I think you misunderstood what took place. Apple paid $400M for NeXT the company, including all of its assets, employees, technology, know-how, knowledge, marketing, consulting services, cash flow, alliances, reputation, etc. It isn't as if Apple put $400M in Steve Jobs' pocket so that he can work for them part time. Another way to think of it is that Apple bought NeXT, so Jobs has to be involved somehow, and he has other interests (i.e. Pixar) so he will be employed only part time.

> Other analysts have pointed out that developers have
> found using NEXT OS not very friendly (UNIX remnants here
> I think). Also developing apps is not as easy in NEXT OS
> and porting could create problems.

I've been a NeXT developer for 6 years. I've used a lot of other environments -- XWindows, Motif, SunViews, MS Windows, MacOS, Xbase, etc. I think that the NeXT environment is far and above the best development environment to work on. That is why I've stuck with it all this time even though a lot of other environments have much more market presence. I totally disagree with all of your statements about the development environment.

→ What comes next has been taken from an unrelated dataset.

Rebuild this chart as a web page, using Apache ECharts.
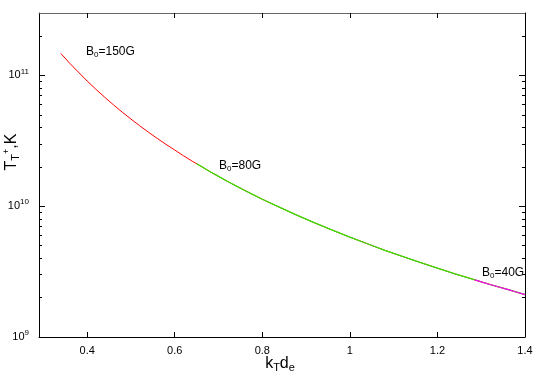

There is very little exposure to Unix if you don't want to be involved in it and the tools are pretty good (not always great but pretty good) and some are very innovative and there is still nothing like them even 8 years later. But the toolkits are extremely robust and it's possible to crank out sophisticated applications in a matter of weeks or months rather than the usual years. I wrote a database application to keep track of our company's training efforts including reports and accounting in about 2 days.

If I had any gripes about the environment it would be that there is a fairly significant learning curve to become fully familiar with all the tools and toolkits -- about 3 months for the average developer, less if you are experienced in other object oriented or windowing environments. I'm past this learning curve and thus am very productive but a newbie might be turned off by it at first. But I would say that 95% or more of the hundreds of NeXT developers that I've dealt with absolutely love the environment and often become very vocal NeXT zealots after only a few weeks of fiddling around. The NeXT environment was truly written by developers for developers.

> Apple did have a choice; they should have partnered with
> BeOS or better yet create a compettition as to which
> company can come out wiith the next pre-emptive
> multitasking MAC OS first.

I see your point, but NeXT has a *truly* pre-emptive multi-tasking and windowing environment with 7 years of (albeit limited) industry experience. This is a pretty compelling piece of technology.